Allen Ruppersberg, Singing Posters Installation. Picture courtesy DCA
Inspired by a 1959 recording of Beat poet Ginsberg’s epic poem Howl, Ruppersberg transcribed the words phonetically on to some 200 bright posters and interspersed them with adverts. The effect is such that, to read the words, you must sound them out - otherwise they are difficult to decipher.
This is Ruppersberg’s homage to Ginsberg, bringing his words to life once more - but once again, the work reflects his own life.
“When you live in Los Angeles, you see these posters on the street all the time - they’re very popular. People will recognise them from everyday life. Because you’re in the car a lot of the time, they go on telephone posts and they have to be striking. It’s very common.”
Another work honouring artists influential to Ruppersberg is on the floor of the first room - Letter to a Friend (1997). Originally commissioned for a show at Frankfurt’s Portikus Gallery, it fits surprisingly well into the DCA space.
“It was a public space, rather like the DCA,” Ruppersberg explains. “It was made in 1997, that’s why all the dates end in 1997 - it’s the year all of the artists died.”

Allen Ruppersberg, Singing Posters Installation.
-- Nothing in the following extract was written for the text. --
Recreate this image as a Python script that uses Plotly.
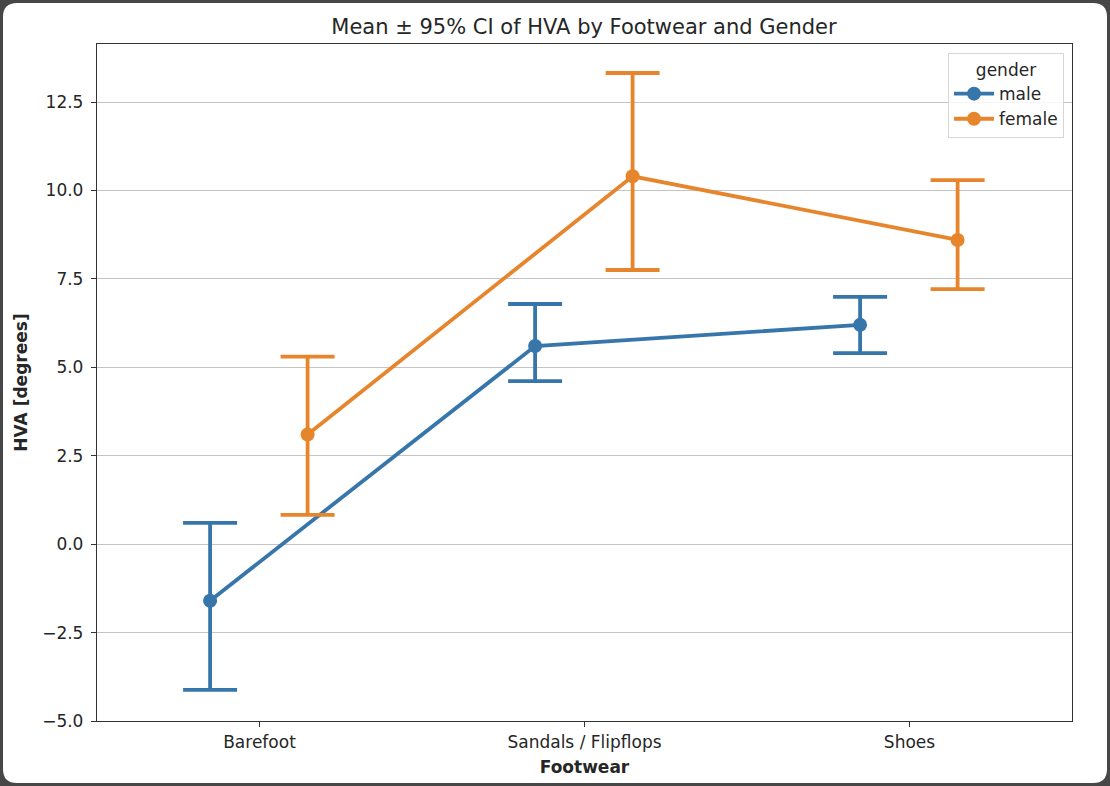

Picture courtesy DCA
The black and white tiled floor pays homage to writers and artists that Ruppersberg either knew or was influenced by. “I had met Martin Kippenberger, Allen Ginsberg and Douglas Huebler,” he tells me. “I never met Robert Mitchum, or De Kooning - but they were all big influences.”
In the second gallery, there is a secluded corridor where visitors can find 20 canvases covered in scrawled handwriting. Ruppersberg copied Oscar Wilde’s famous novel, The Picture of Dorian Gray, word for word on to these canvases back in 1974 using a pen.
Wilde’s novel is about a painting – so this is effectively a painting about a book about a painting. But now, like Ginsberg’s Howl, the work also has a personal touch.
“I think you should read everything,” explains Ruppersberg. “You should read posters, you should read books and you should read movie posters - everything.”
Ruppersberg also hopes that, instead of being intimidated by authors or films visitors have never heard of, they might go out and do some research of their own.
“Everybody can go out and buy Oscar Wilde’s book, The Picture of Dorian Gray - it’s a really good book,” he laughs. “And if they don’t know it, then they can see this here, wonder what it is, and go and buy it - and then they’ll understand it.”

Allen Ruppersberg, Kunstkammer (detail). Picture courtesy DCA
He gives us a glimpse of some of his own collection in works like The New Five Foot Shelf (2001), consisting of large photographs of all the stuff he keeps in his studio. This particular work also exists as a website and archive www.diaart.org/ruppersberg
“That’s my studio,” he explains. “But the house is kind of the same - but not so much. A little bit less.”
“Storing stuff like that in boxes is no use - you have to have a place for them. Sometimes I don’t look at those things for 20 years but then, one day, I might want to look at them again - you never know.”
It seems fair to describe Ruppersberg’s practice as a vehicle for bringing together life and art by documenting and collecting things.
A prime example of this is the quirky piece Where’s Al? (1972). It’s a collection of Polaroid photographs and index cards. On these cards are various conversations people had when they were wondering why Ruppersberg hadn’t turned up to whatever event they were at.

Allen Ruppersberg, Kunstkammer (detail). Picture courtesy DCA
Even though he is absent from the work, we can still form an idea of what kind of person he is from the things people said about him.
“It’s just normal talking,” he says. “It’s what people always used to say - I just wrote it down.”
Ruppersberg seems to truly believe that we could all be artists if we’d just look at life that little bit closer. How anyone couldn’t be inspired might puzzle Ruppersberg, because his inspiration is life itself.